Sharpness looked good. A smidgen of softness hit some wider shots, but those instances remained quite insubstantial, so the majority of the flick showed fine clarity and accuracy.
Jaggies and shimmering failed to distract, and edge haloes remained absent. The movie also lacked any source flaws and was consistently clean.
In terms of colors, Prisoners often went with subdued tones. However, some elements broadened in a vivid way, and the image made all the hues look positive.
Blacks were pretty deep, and shadows were generally fine. I thought they could be slightly heavy at times, but not to a problematic degree. The image narrowly missed “A”-level consideration, but it offered a solid “B+” presentation.
Though perhaps not as action-packed as expected, I thought the film’s DTS-HD MA 5.1 soundtrack proved to be pretty peppy. Unsurprisingly, the smattering of violent scenes fared the best.
These used the five channels in a satisfying way, as elements like vehicles and gunfire created a nice sense of place. General atmosphere was also satisfying, and the score emanated from all five speakers in an involving manner.

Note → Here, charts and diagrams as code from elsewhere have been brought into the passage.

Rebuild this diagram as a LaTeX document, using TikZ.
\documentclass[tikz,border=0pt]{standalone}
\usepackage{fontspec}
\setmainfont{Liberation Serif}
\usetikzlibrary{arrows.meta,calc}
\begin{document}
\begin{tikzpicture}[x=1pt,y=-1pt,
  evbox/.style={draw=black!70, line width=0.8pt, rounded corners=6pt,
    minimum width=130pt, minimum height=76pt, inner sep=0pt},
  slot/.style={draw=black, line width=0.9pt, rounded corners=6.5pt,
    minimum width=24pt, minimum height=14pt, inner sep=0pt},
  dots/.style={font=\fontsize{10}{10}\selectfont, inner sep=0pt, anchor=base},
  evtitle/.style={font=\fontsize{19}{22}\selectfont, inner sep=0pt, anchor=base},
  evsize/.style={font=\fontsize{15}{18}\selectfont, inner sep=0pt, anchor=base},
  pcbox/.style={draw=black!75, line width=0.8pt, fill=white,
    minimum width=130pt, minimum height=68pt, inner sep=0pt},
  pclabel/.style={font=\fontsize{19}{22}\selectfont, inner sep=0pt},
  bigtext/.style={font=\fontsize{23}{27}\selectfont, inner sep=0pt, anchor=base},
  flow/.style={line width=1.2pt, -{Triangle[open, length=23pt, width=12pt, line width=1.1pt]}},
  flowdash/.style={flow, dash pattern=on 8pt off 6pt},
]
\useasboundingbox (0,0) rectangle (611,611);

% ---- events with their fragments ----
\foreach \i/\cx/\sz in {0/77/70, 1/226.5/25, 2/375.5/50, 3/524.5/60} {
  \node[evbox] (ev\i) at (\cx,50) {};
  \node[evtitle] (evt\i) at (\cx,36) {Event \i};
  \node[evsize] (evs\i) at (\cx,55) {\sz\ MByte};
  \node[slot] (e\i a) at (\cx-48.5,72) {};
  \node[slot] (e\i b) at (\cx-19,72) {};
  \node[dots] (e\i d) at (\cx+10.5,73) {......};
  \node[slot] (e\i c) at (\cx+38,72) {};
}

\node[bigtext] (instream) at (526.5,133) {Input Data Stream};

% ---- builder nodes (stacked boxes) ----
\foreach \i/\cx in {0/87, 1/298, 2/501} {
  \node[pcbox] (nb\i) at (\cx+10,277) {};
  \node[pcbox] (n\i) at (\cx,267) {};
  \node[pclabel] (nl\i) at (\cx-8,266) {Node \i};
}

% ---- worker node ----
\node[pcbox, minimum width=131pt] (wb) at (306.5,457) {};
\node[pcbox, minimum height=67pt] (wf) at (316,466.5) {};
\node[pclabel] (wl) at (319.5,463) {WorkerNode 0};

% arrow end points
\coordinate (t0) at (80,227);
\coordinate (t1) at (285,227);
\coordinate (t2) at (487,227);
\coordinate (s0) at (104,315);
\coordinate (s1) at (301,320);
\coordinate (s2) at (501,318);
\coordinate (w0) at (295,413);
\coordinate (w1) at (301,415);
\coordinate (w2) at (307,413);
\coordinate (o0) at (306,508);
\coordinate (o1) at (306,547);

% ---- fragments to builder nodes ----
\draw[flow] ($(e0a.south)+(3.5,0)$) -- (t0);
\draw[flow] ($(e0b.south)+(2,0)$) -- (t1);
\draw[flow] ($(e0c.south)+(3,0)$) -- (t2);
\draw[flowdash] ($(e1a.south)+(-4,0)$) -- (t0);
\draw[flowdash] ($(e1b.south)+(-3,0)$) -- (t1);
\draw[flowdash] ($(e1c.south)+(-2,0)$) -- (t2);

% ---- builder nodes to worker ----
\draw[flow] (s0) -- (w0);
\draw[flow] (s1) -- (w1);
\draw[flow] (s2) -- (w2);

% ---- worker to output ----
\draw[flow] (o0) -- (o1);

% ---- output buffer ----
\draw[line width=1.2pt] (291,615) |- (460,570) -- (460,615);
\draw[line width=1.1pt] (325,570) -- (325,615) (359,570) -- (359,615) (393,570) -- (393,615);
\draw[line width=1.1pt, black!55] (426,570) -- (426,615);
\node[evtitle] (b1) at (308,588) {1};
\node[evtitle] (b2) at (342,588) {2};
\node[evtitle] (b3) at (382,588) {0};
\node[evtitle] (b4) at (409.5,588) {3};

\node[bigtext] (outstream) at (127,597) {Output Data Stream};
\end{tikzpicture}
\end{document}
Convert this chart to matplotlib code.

In addition, audio quality satisfied. Dialogue was natural and distinctive, without edginess or other issues.
Music sounded lively and full, while effects provided good clarity. Those elements seemed accurate and boasted nice vivacity. This became a positive presentation.

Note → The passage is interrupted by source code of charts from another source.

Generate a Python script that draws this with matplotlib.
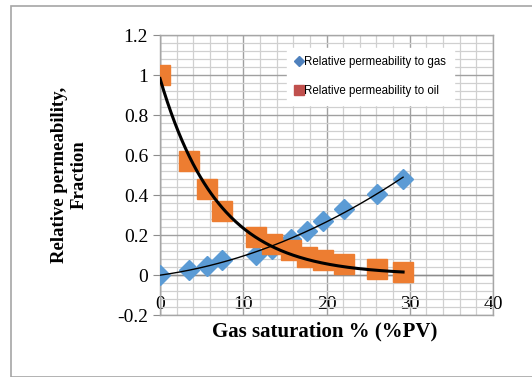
import numpy as np
import matplotlib
matplotlib.use("Agg")
import matplotlib.pyplot as plt
from matplotlib.lines import Line2D
from matplotlib.ticker import MultipleLocator

# Gas saturation (%PV) and relative permeabilities
gas_saturation = [0, 3.5, 5.6, 7.5, 11.5, 13.5, 15.7, 17.7, 19.6, 22.1, 26.1, 29.2]
krg = [0.0, 0.025, 0.045, 0.075, 0.10, 0.13, 0.18, 0.22, 0.27, 0.33, 0.405, 0.48]
kro = [1.0, 0.57, 0.43, 0.32, 0.19, 0.155, 0.125, 0.09, 0.075, 0.053, 0.03, 0.017]

x_ticks = [0, 10, 20, 30, 40]
y_ticks = [-0.2, 0, 0.2, 0.4, 0.6, 0.8, 1, 1.2]
y_tick_labels = ["-0.2", "0", "0.2", "0.4", "0.6", "0.8", "1", "1.2"]

blue = "#5B9BD5"
orange = "#ED7D31"

fig = plt.figure(figsize=(5.32, 3.77), dpi=100)
ax = fig.add_axes([160 / 532, 1 - 315 / 377, 333 / 532, 280 / 377])

# outer chart border
fig.patches.append(plt.Rectangle((11 / 532, 0.5 / 377), 530 / 532, 370.5 / 377,
                                 transform=fig.transFigure, fill=False,
                                 edgecolor="#a6a6a6", linewidth=1.2))

ax.set_xlim(0, 40)
ax.set_ylim(-0.2, 1.2)
ax.xaxis.set_major_locator(MultipleLocator(10))
ax.xaxis.set_minor_locator(MultipleLocator(2))
ax.yaxis.set_major_locator(MultipleLocator(0.2))
ax.yaxis.set_minor_locator(MultipleLocator(0.04))
ax.grid(True, which="major", color="#a0a0a0", linewidth=1.0, zorder=0)
ax.grid(True, which="minor", color="#d0d0d0", linewidth=0.9, zorder=0)
ax.set_axisbelow(True)
for s in ax.spines.values():
    s.set_color("#a6a6a6")
    s.set_linewidth(1.0)

ax.axhline(0, color="#8c8c8c", linewidth=1.0, zorder=1)
ax.axvline(0, color="#8c8c8c", linewidth=1.0, zorder=1)

ax.set_xticks(x_ticks)
ax.set_yticks(y_ticks)
ax.set_yticklabels(y_tick_labels)
ax.tick_params(axis="x", which="both", length=0, pad=-14, labelsize=14)
ax.tick_params(axis="y", which="major", length=5, color="#8c8c8c", pad=3.5, labelsize=14)
ax.tick_params(axis="y", which="minor", length=0)
for lab in ax.get_xticklabels() + ax.get_yticklabels():
    lab.set_fontfamily("Liberation Serif")

ax.plot(gas_saturation, krg, linestyle="none", marker="D", markersize=10,
        color=blue, zorder=3)
ax.plot(gas_saturation, kro, linestyle="none", marker="s", markersize=14,
        color=orange, zorder=3)

# trendlines: exponential for oil (least squares on y), 2nd order polynomial for gas
xa = np.array(gas_saturation)
ya = np.array(kro)
best = None
for b in np.linspace(-0.3, -0.01, 2901):
    e = np.exp(b * xa)
    a = np.sum(ya * e) / np.sum(e * e)
    err = np.sum((ya - a * e) ** 2)
    if best is None or err < best[0]:
        best = (err, a, b)
_, a_oil, b_oil = best
xs = np.linspace(xa.min(), xa.max(), 200)
ax.plot(xs, a_oil * np.exp(b_oil * xs), color="black", linewidth=2.2, zorder=4)
p = np.polyfit(gas_saturation, krg, 2)
ax.plot(xs, np.polyval(p, xs), color="black", linewidth=1.0, zorder=4)

handles = [
    Line2D([], [], linestyle="none", marker="D", markersize=5.5, color="#4F81BD"),
    Line2D([], [], linestyle="none", marker="s", markersize=7, color="#C0504D"),
]
leg = ax.legend(handles, ["Relative permeability to gas", "Relative permeability to oil"],
                loc="upper left", bbox_to_anchor=(287 / 532, 1 - 48 / 377),
                bbox_transform=fig.transFigure, frameon=True, fancybox=False,
                framealpha=1, edgecolor="white", handlelength=0.6, handletextpad=0.15,
                labelspacing=1.5, borderpad=0.7, borderaxespad=0,
                prop={"family": "Liberation Sans", "size": 8.3})
leg.set_zorder(5)

fig.text(69 / 532, 1 - 175 / 377, "Relative permeability,\nFraction", rotation=90,
         ha="center", va="center", multialignment="center", fontsize=13.5,
         fontweight="bold", family="Liberation Serif")
fig.text(325 / 532, 1 - 331 / 377, "Gas saturation % (%PV)", ha="center", va="center",
         fontsize=15, fontweight="bold", family="Liberation Serif")

fig.savefig("out.png", dpi=100)
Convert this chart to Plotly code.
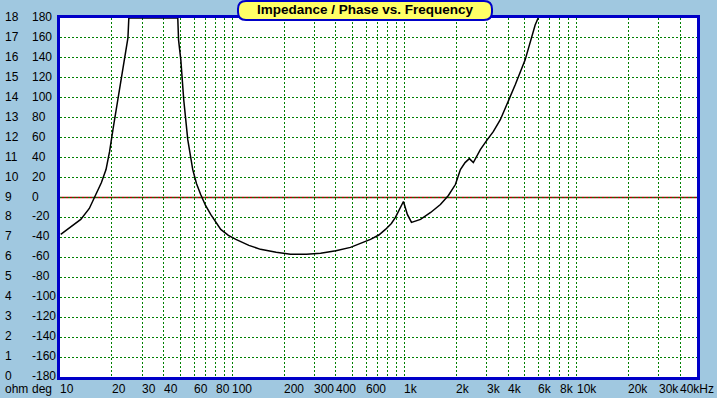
import math
import plotly.graph_objects as go

# ---- data ----
freq_hz = [10.1, 11.5, 13.2, 14.8, 16.2, 17.4, 18.5, 19.4, 20.3, 21.5, 22.6, 23.8, 24.8, 25.1,
           48.3, 48.8, 50.3, 52.3, 55.2, 59.0, 62.0, 65.6, 70.0, 75.0, 85.8, 95.0, 105, 125,
           146, 180, 218, 270, 326, 400, 486, 635, 710,
           776, 840, 887, 948, 987, 1040, 1099, 1240, 1420, 1618, 1800, 1977, 2114, 2250, 2383,
           2513, 2760, 3000, 3281, 3605, 4000, 4400, 5024, 5744, 5980]
impedance_ohm = [7.15, 7.5, 7.9, 8.45, 9.15, 9.75, 10.4, 11.3, 12.4, 13.7, 14.9, 15.9, 17.0, 18.0,
                 18.0, 16.9, 15.9, 13.9, 11.9, 10.4, 9.7, 9.15, 8.6, 8.15, 7.4, 7.1, 6.9, 6.6,
                 6.4, 6.25, 6.15, 6.15, 6.2, 6.33, 6.5, 6.9, 7.12,
                 7.4, 7.7, 8.0, 8.5, 8.8, 8.15, 7.75, 7.9, 8.25, 8.65, 9.1, 9.65, 10.4, 10.75, 10.95,
                 10.75, 11.4, 11.85, 12.3, 12.9, 13.8, 14.65, 15.9, 17.65, 18.0]

x_grid_hz = [20, 30, 40, 50, 60, 70, 80, 90, 100, 200, 300, 400, 500, 600, 700, 800, 900,
             1000, 2000, 3000, 4000, 5000, 6000, 7000, 8000, 9000, 10000, 20000, 30000, 40000]
x_label_hz = [10, 20, 30, 40, 60, 80, 100, 200, 300, 400, 600, 1000, 2000, 3000, 4000,
              6000, 8000, 10000, 20000, 30000, 40000]
x_label_text = ["10", "20", "30", "40", "60", "80", "100", "200", "300", "400", "600", "1k",
                "2k", "3k", "4k", "6k", "8k", "10k", "20k", "30k", "40kHz"]
ohm_ticks = list(range(0, 19))
ohm_labels = [str(v) for v in ohm_ticks]
deg_labels = ["-180", "-160", "-140", "-120", "-100", "-80", "-60", "-40", "-20", "0",
              "20", "40", "60", "80", "100", "120", "140", "160", "180"]
zero_deg_ohm = 9
freq_range_hz = [10, 50000]
title_text = "Impedance / Phase vs. Frequency"

BG = "#A0C8E0"
BLUE = "#0000C8"
GRID = "#008000"
FONT = "Liberation Sans"
DOT = "2px,2px"

fig = go.Figure()
fig.add_trace(go.Scatter(x=freq_hz, y=impedance_ohm, mode="lines",
                         line=dict(color="black", width=1.5), hoverinfo="skip",
                         showlegend=False, cliponaxis=False))

fig.update_xaxes(type="log", range=[math.log10(freq_range_hz[0]), math.log10(freq_range_hz[1])],
                 tickvals=x_grid_hz, showticklabels=False, ticks="",
                 showgrid=True, gridcolor=GRID, griddash=DOT, gridwidth=1,
                 showline=True, linecolor=BLUE, linewidth=3, mirror=True, zeroline=False)
fig.update_yaxes(range=[0, 18], tickvals=ohm_ticks, showticklabels=False, ticks="",
                 showgrid=True, gridcolor=GRID, griddash=DOT, gridwidth=1,
                 showline=True, linecolor=BLUE, linewidth=3, mirror=True, zeroline=False)

# 0 deg reference line
fig.add_shape(type="line", xref="paper", x0=0, x1=1, yref="y", y0=zero_deg_ohm, y1=zero_deg_ohm,
              line=dict(color="#A80000", width=1.5), layer="below")

ann = []
for f, t in zip(x_label_hz, x_label_text):
    ann.append(dict(x=math.log10(f), xref="x", y=0, yref="paper", yshift=-12, text=t,
                    xanchor="left", yanchor="middle", showarrow=False, xshift=-2,
                    font=dict(family=FONT, size=12, color="black")))
for v, a, b in zip(ohm_ticks, ohm_labels, deg_labels):
    ann.append(dict(x=0, xref="paper", xshift=-57, y=v, yref="y", yshift=1, text=a,
                    xanchor="left", yanchor="middle", showarrow=False,
                    font=dict(family=FONT, size=12, color="black")))
    ann.append(dict(x=0, xref="paper", xshift=-30, y=v, yref="y", yshift=1, text=b,
                    xanchor="left", yanchor="middle", showarrow=False,
                    font=dict(family=FONT, size=12, color="black")))
ann.append(dict(x=0, xref="paper", xshift=-57, y=0, yref="paper", yshift=-12, text="ohm",
                xanchor="left", yanchor="middle", showarrow=False,
                font=dict(family=FONT, size=12, color="black")))
ann.append(dict(x=0, xref="paper", xshift=-30, y=0, yref="paper", yshift=-12, text="deg",
                xanchor="left", yanchor="middle", showarrow=False,
                font=dict(family=FONT, size=12, color="black")))
# title
ann.append(dict(x=0.5, xref="paper", y=1, yref="paper", yshift=9, xshift=-13,
                text="<b>" + title_text + "</b>",
                xanchor="center", yanchor="middle", showarrow=False,
                font=dict(family=FONT, size=13.5, color="black")))

W, H = 717, 398
ml, mr, mt, mb = 60, 20, 18, 21
pw, ph = W - ml - mr, H - mt - mb


def px_to_paper(px, py):
    return (px - ml) / pw, (H - mb - py) / ph


# rounded title box
x0p, x1p, y0p, y1p, r = 238, 492, 1, 20, 8
a0, _ = px_to_paper(x0p, 0)
a1, _ = px_to_paper(x1p, 0)
_, b0 = px_to_paper(0, y1p)
_, b1 = px_to_paper(0, y0p)
rx = r / pw
ry = r / ph
path = (f"M {a0+rx},{b1} L {a1-rx},{b1} Q {a1},{b1} {a1},{b1-ry} L {a1},{b0+ry} "
        f"Q {a1},{b0} {a1-rx},{b0} L {a0+rx},{b0} Q {a0},{b0} {a0},{b0+ry} L {a0},{b1-ry} "
        f"Q {a0},{b1} {a0+rx},{b1} Z")
fig.add_shape(type="path", xref="paper", yref="paper", path=path,
              fillcolor="#FFFF66", line=dict(color=BLUE, width=2), layer="above")

fig.update_layout(width=W, height=H, margin=dict(l=ml, r=mr, t=mt, b=mb, pad=0),
                  paper_bgcolor=BG, plot_bgcolor="white", annotations=ann,
                  font=dict(family=FONT, size=12), showlegend=False)
fig.write_html("out.html", config={"displayModeBar": False, "staticPlot": True},
               post_script="document.body.style.margin='0';document.body.style.overflow='hidden';")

The Making of Prisoners of the Ghostland runs eight minutes, 14 seconds and delivers comments from actors Nicolas Cage, Bill Moseley, and Sofia Boutella.
“Making” covers story and characters, cast and characters, the director’s approach to the material, shooting in Japan, stunts and action. This becomes a highly mediocre overview.

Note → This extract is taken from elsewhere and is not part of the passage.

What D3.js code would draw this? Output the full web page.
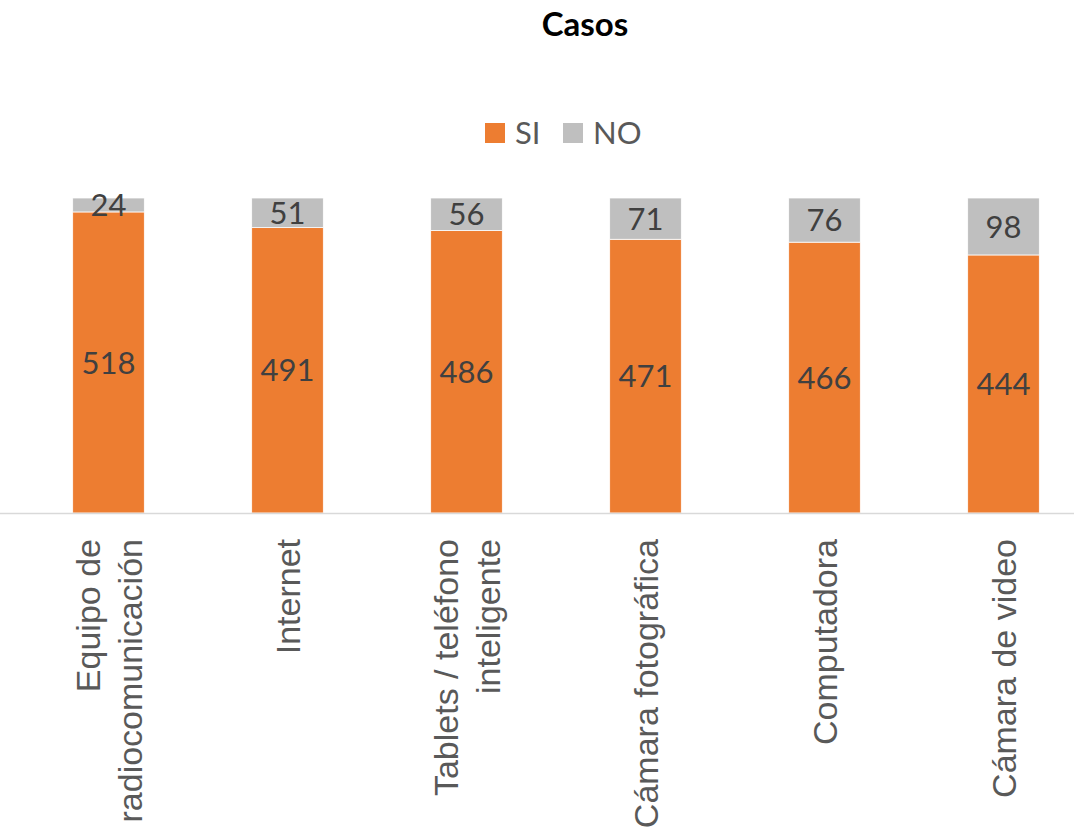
<!DOCTYPE html>
<html>
<head>
<meta charset="utf-8">
<script src="https://cdn.jsdelivr.net/npm/d3@7/dist/d3.min.js"></script>
<style>
  html, body { margin: 0; padding: 0; background: #fff; }
  svg { display: block; }
</style>
</head>
<body>
<svg id="chart" width="1074" height="827"></svg>
<script>
// Categories (each label may span several lines)
const categories = [
  ["Equipo de", "radiocomunicación"],
  ["Internet"],
  ["Tablets / teléfono", "inteligente"],
  ["Cámara fotográfica"],
  ["Computadora"],
  ["Cámara de video"]
];
const siValues = [518, 491, 486, 471, 466, 444];
const noValues = [24, 51, 56, 71, 76, 98];
const seriesNames = ["SI", "NO"];
const seriesColors = ["#ED7D31", "#BFBFBF"];
const chartTitle = "Casos";

const W = 1074, H = 827;
const svg = d3.select("#chart");

const keys = categories.map((c, i) => i);
const rows = keys.map(i => ({ idx: i, SI: siValues[i], NO: noValues[i] }));

const x = d3.scaleBand()
  .domain(keys)
  .range([19, 1093])
  .paddingInner(0.6)
  .paddingOuter(0.3);

const y = d3.scaleLinear()
  .domain([0, 542])
  .range([513, 198]);

const stack = d3.stack().keys(seriesNames);
const layers = stack(rows);

// Stacked bars
const layerG = svg.append("g").selectAll("g")
  .data(layers)
  .join("g")
  .attr("fill", (d, i) => seriesColors[i]);

layerG.selectAll("rect")
  .data(d => d)
  .join("rect")
  .attr("x", d => x(d.data.idx))
  .attr("width", x.bandwidth())
  .attr("y", d => y(d[1]))
  .attr("height", d => y(d[0]) - y(d[1]))
  .attr("stroke", "#fff")
  .attr("stroke-width", 0.75);

// Value labels centred in each segment
layerG.selectAll("text")
  .data(d => d)
  .join("text")
  .attr("x", d => x(d.data.idx) + x.bandwidth() / 2)
  .attr("y", d => (y(d[0]) + y(d[1])) / 2)
  .attr("dy", "0.36em")
  .attr("text-anchor", "middle")
  .attr("font-family", "Lato, 'Open Sans', sans-serif")
  .attr("font-size", 31)
  .attr("fill", "#404040")
  .text(d => d[1] - d[0]);

// Category axis line
svg.append("line")
  .attr("x1", 0).attr("x2", W)
  .attr("y1", y(0) + 0.5).attr("y2", y(0) + 0.5)
  .attr("stroke", "#D9D9D9")
  .attr("stroke-width", 1.5);

// Rotated category labels
const lineGap = 42;
const catG = svg.append("g");
categories.forEach((lines, i) => {
  const cx = x(i) + x.bandwidth() / 2;
  const n = lines.length;
  lines.forEach((ln, j) => {
    const off = (j - (n - 1) / 2) * lineGap;
    catG.append("text")
      .attr("transform", `translate(${cx + off},539) rotate(-90)`)
      .attr("text-anchor", "end")
      .attr("dy", "0.36em")
      .attr("font-family", "'Liberation Sans', Arial, sans-serif")
      .attr("font-size", 34)
      .attr("fill", "#595959")
      .text(ln);
  });
});

// Title
svg.append("text")
  .attr("x", 585)
  .attr("y", 36)
  .attr("text-anchor", "middle")
  .attr("font-family", "Lato, sans-serif")
  .attr("font-weight", "bold")
  .attr("font-size", 33)
  .attr("fill", "#000")
  .text(chartTitle);

// Legend
const legendItems = [
  { name: seriesNames[0], color: seriesColors[0], x: 485 },
  { name: seriesNames[1], color: seriesColors[1], x: 563 }
];
const lg = svg.append("g");
legendItems.forEach(it => {
  lg.append("rect")
    .attr("x", it.x).attr("y", 123)
    .attr("width", 20).attr("height", 20)
    .attr("fill", it.color);
  lg.append("text")
    .attr("x", it.x + 30)
    .attr("y", 133)
    .attr("dy", "0.36em")
    .attr("font-family", "Lato, sans-serif")
    .attr("font-size", 31)
    .attr("fill", "#595959")
    .text(it.name);
});
</script>
</body>
</html>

Two Photo Galleries appear: “Movie Stills” (24 frames) and “Behind the Scenes” (13). Some decent shots emerge but both collections seem too short to add much.
The disc opens with ads for Mandy and Color Out of Space. No trailer for Prisoners appears here.
If nothing else, Prisoners of the Ghostland provides an unusual affair. How much it satisfies depends on your appetite for self-consciously quirky fare. The Blu-ray brings largely positive picture and audio but it lacks substantial bonus materials. This becomes an inconsistent but sporadically compelling flick.